His team found that even though their lavas are distinct, similar trends suggest the two systems may be influenced by a deeper, connected supply zone — a hypothesis supported by geophysical observations, including seismic data that hint at physical connections underground.
Rare Insights from Hawai‘i
This discovery was made possible because Hawai‘i is one of the few places on Earth where such fine-scale geochemical records are possible. Because Hawai‘i’s volcanoes are intraplate (formed far from tectonic boundaries) and associated with a hotspot, they tend to erupt more frequently and produce high volumes of magma, allowing researchers to sample lava flows often, tracking changes over months, years, and even centuries.
“Hawai‘i Island’s volcanoes give us a rare chance to observe short-term changes in lava chemistry, unlike volcanoes in subduction zones — like those in Guatemala, Italy, or the Indian Ocean — which erupt less frequently and are harder to study in such detail,” said Pietruszka.
The Next Big Question
A next major research frontier for Pietruszka is understanding what happens beneath Kīlauea when its summit collapses — a phenomenon last observed during the 2018 eruption, which dramatically reshaped the landscape and highlighted how hazardous these events can be.
“We know Kīlauea’s summit has collapsed multiple times in the past, but we still don’t fully understand what controls the timing or mechanics of those collapses,” said Pietruszka. “These caldera-forming events are explosive and can be dangerous, so we want to know what triggers them and what conditions make them more likely.”

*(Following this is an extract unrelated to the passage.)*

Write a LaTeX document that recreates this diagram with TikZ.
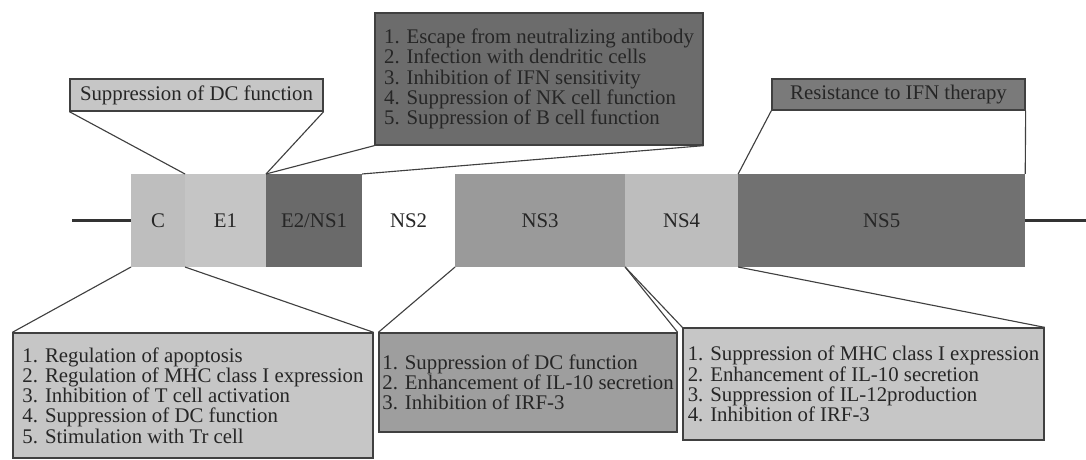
\documentclass[tikz,border=0pt]{standalone}
\usepackage{fontspec}
\setmainfont{Liberation Serif}
\usetikzlibrary{positioning}
\definecolor{geneC}{HTML}{BEBEBE}
\definecolor{geneE}{HTML}{C5C5C5}
\definecolor{geneDark}{HTML}{6A6A6A}
\definecolor{geneMid}{HTML}{9A9A9A}
\definecolor{geneLight}{HTML}{BDBDBD}
\definecolor{geneFive}{HTML}{717171}
\definecolor{boxLight}{HTML}{C6C6C6}
\definecolor{boxMid}{HTML}{9E9E9E}
\definecolor{boxDark}{HTML}{6C6C6C}
\definecolor{boxIFN}{HTML}{7A7A7A}
\tikzset{
    gene/.style={inner sep=0pt, outer sep=0pt, minimum height=2.325cm, font=\fontsize{14.8}{14.4}\selectfont, text=black!85},
    callout/.style={draw=black!75, line width=0.9pt, align=left, inner sep=0pt, font=\fontsize{14.8}{14.4}\selectfont, text=black!85},
    link/.style={draw=black!75, line width=0.8pt},
    genome/.style={draw=black!80, line width=2.6pt}
}
\begin{document}
\begin{tikzpicture}[x=0.025cm, y=-0.025cm]
    \useasboundingbox (0,0) rectangle (1086,460);
    \node[gene, fill=geneC, minimum width=1.35cm] (C) at (158,220.5) {C};
    \node[gene, fill=geneE, minimum width=2.025cm, right=0pt of C] (E1) {E1};
    \node[gene, fill=geneDark, minimum width=2.4cm, right=0pt of E1] (E2NS1) {E2/NS1};
    \node[gene, fill=white, minimum width=2.325cm, right=0pt of E2NS1] (NS2) {NS2};
    \node[gene, fill=geneMid, minimum width=4.25cm, right=0pt of NS2] (NS3) {NS3};
    \node[gene, fill=geneLight, minimum width=2.825cm, right=0pt of NS3] (NS4) {NS4};
    \node[gene, fill=geneFive, minimum width=7.175cm, right=0pt of NS4] (NS5) {NS5};
    \coordinate (L) at (72,220.5);
    \coordinate (R) at (1086,220.5);
    \draw[genome] (L) -- (C.west);
    \draw[genome] (NS5.east) -- (R);

    \node[callout, fill=boxLight, minimum width=6.325cm, minimum height=0.8cm] (dcfun) at (196.5,95) {Suppression of DC function};
    \node[callout, fill=boxDark, minimum width=8.2cm, minimum height=3.3cm] (escape) at (539,79) {1. Escape from neutralizing antibody\\2. Infection with dendritic cells\\3. Inhibition of IFN sensitivity\\4. Suppression of NK cell function\\5. Suppression of B cell function};
    \node[callout, fill=boxIFN, minimum width=6.325cm, minimum height=0.775cm] (ifn) at (898.5,94.5) {Resistance to IFN therapy};
    \node[callout, fill=boxLight, minimum width=9cm, minimum height=3.125cm] (core) at (193,395.5) {1. Regulation of apoptosis\\2. Regulation of MHC class I expression\\3. Inhibition of T cell activation\\4. Suppression of DC function\\5. Stimulation with Tr cell};
    \node[callout, fill=boxMid, minimum width=7.45cm, minimum height=2.475cm] (ns3fun) at (528,382.5) {1. Suppression of DC function\\2. Enhancement of IL-10 secretion\\3. Inhibition of IRF-3};
    \node[callout, fill=boxLight, minimum width=9.025cm, minimum height=2.8cm] (ns4fun) at (863.5,384) {1. Suppression of MHC class I expression\\2. Enhancement of IL-10 secretion\\3. Suppression of IL-12production\\4. Inhibition of IRF-3};

    \draw[link] (dcfun.south west) -- (E1.north west) (dcfun.south east) -- (E1.north east);
    \draw[link] (escape.south west) -- (E2NS1.north west) (escape.south east) -- (E2NS1.north east);
    \draw[link] (ifn.south west) -- (NS5.north west) (ifn.south east) -- (NS5.north east);
    \draw[link] (core.north west) -- (C.south west) (core.north east) -- (C.south east);
    \draw[link] (ns3fun.north west) -- (NS3.south west) (ns3fun.north east) -- (NS3.south east);
    \draw[link] (ns4fun.north west) -- (NS4.south west) (ns4fun.north east) -- (NS4.south east);
\end{tikzpicture}
\end{document}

To answer those questions, Pietruszka is currently developing a multi-year research project focused on caldera formation and collapse processes. The goal: to understand what causes these massive structural failures and whether any signals can be used to anticipate them.
Science Meets Art
Since taking a printmaking class, Pietruszka has started translating his volcanic studies into visual art, featuring images of magma chambers, subduction zones, erupting lava, and his recent discovery of the shared magma chambers of Kīlauea and Mauna Loa.
“It’s another way of communicating what’s happening beneath our feet,” said Pietruszka. “We’ve used it as an education tool in classrooms, lectures and public outreach to spark conversations about how people and the built environment interact with natural hazards like volcanoes.”
Improving Forecasts
While volcanic eruptions remain difficult to predict, Pietruszka’s research is laying the groundwork for better forecasting. By tracking lava chemistry through real-time sampling of active eruptions in collaboration with the Hawaiian Volcano Observatory and National Park Service, Pietruszka and his team are beginning to understand the tempo of a volcano — how quickly its plumbing changes, and how that might relate to future eruptions.
“If we can better understand how volcanoes work —how they behaved in the past and how they’re changing in real time — we can improve our ability to forecast eruptions and better prepare and protect our communities. With thousands of residents living on the slopes of active volcanoes like Kīlauea, Mauna Loa, and Hualālai, this knowledge isn’t just academic, it’s a lifeline.”